Validate input before it goes into the staging table. Timestamp each record and periodically delete any records in the staging table which are over N hours old. If the user DOES complete the form, you can then invoke a fourth stored procedure, which transfers the three records (excluding the timestamps) from the staging tables into your live tables, in one transaction. That way you are not getting incomplete or invalid data into your live tables.
Actually, you could just have 2 staging tables (for the first two forms, and the 3rd procedure does the transfer, along with inserting the third forms data). Dont worry about 3 or 4 stored procedures for this, its really not a lot and makes for a nice clean design.
Thanks for your help.
I think I have reached a nice solution that solves up the problem of having alot of sp, s. I got the solution from the last paragraph of an article on the following link
Grouping Stored Procedures
Grouping stored procedures is one of those features that nobody seems to use, which makes it a likely exam topic. If you have several associated procedures, perhaps for the branching logic I discussed, you can group them by naming them with the same name and individual identification numbers, with a semicolon between the name and the number. The procedure names would look like procname;1, procname;2, and so on. The benefit of using this naming convention, apart from consistency, is that you can use a DROP PROCEDURE procname command to drop all the procedures at once. However, after you group the procedures, you can’t drop them individually. Stored procedures are a powerful part of SQL Server. They offer benefits in both security and performance. Any client application you use will almost certainly run better if you add some stored procedures running on the server. As for the staging tables, I am a little bit not convinced. I think this puts additional unessary work. Ther must be another way to solve this problem.

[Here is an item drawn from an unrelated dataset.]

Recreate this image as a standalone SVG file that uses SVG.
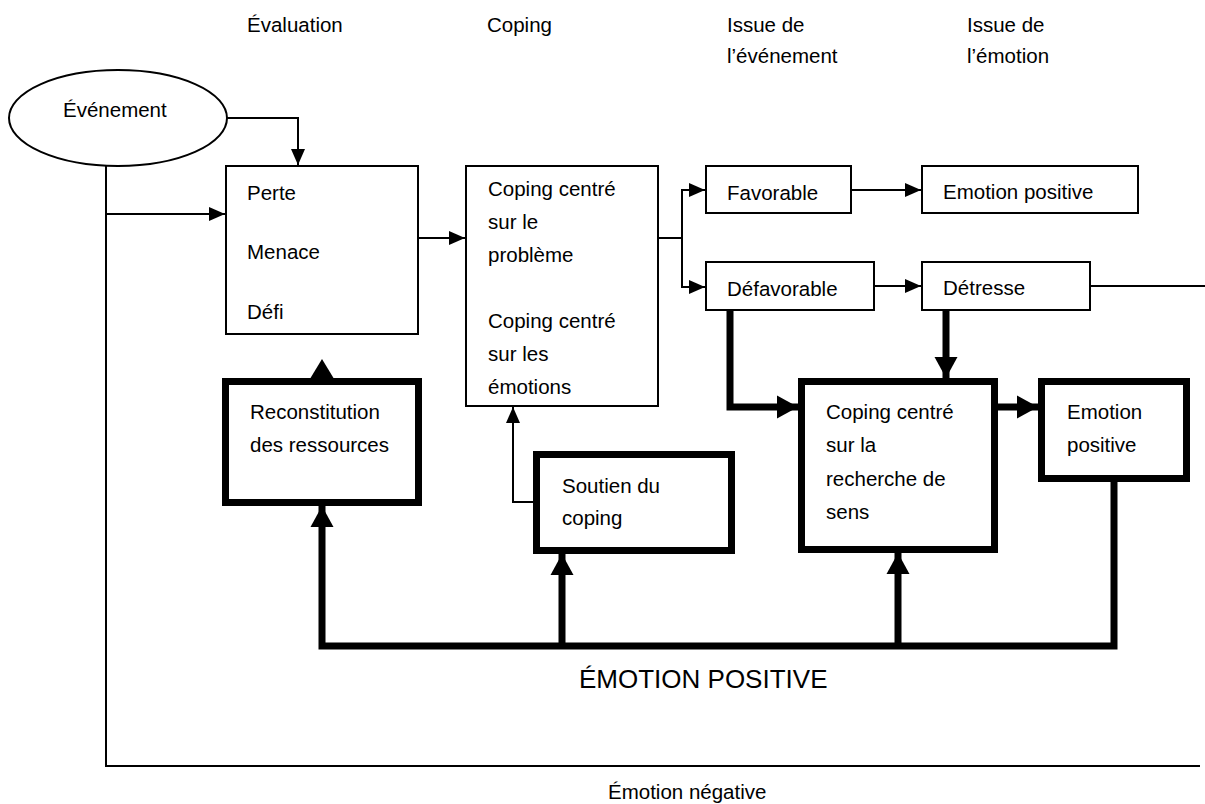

Thanks very much again. Rasha zaki
Another method which is simple is to retain the form elements when going from page to page. You can save the previous forms values in hidden form fields so they get moved along durring the process. Then on the last page you are only making one SQL/SP call. This eliminates the need for Session variables and more than one SP. You can still do validation on each page as they enter data and can provide a final preview of their entries on the last page before commital to the DB.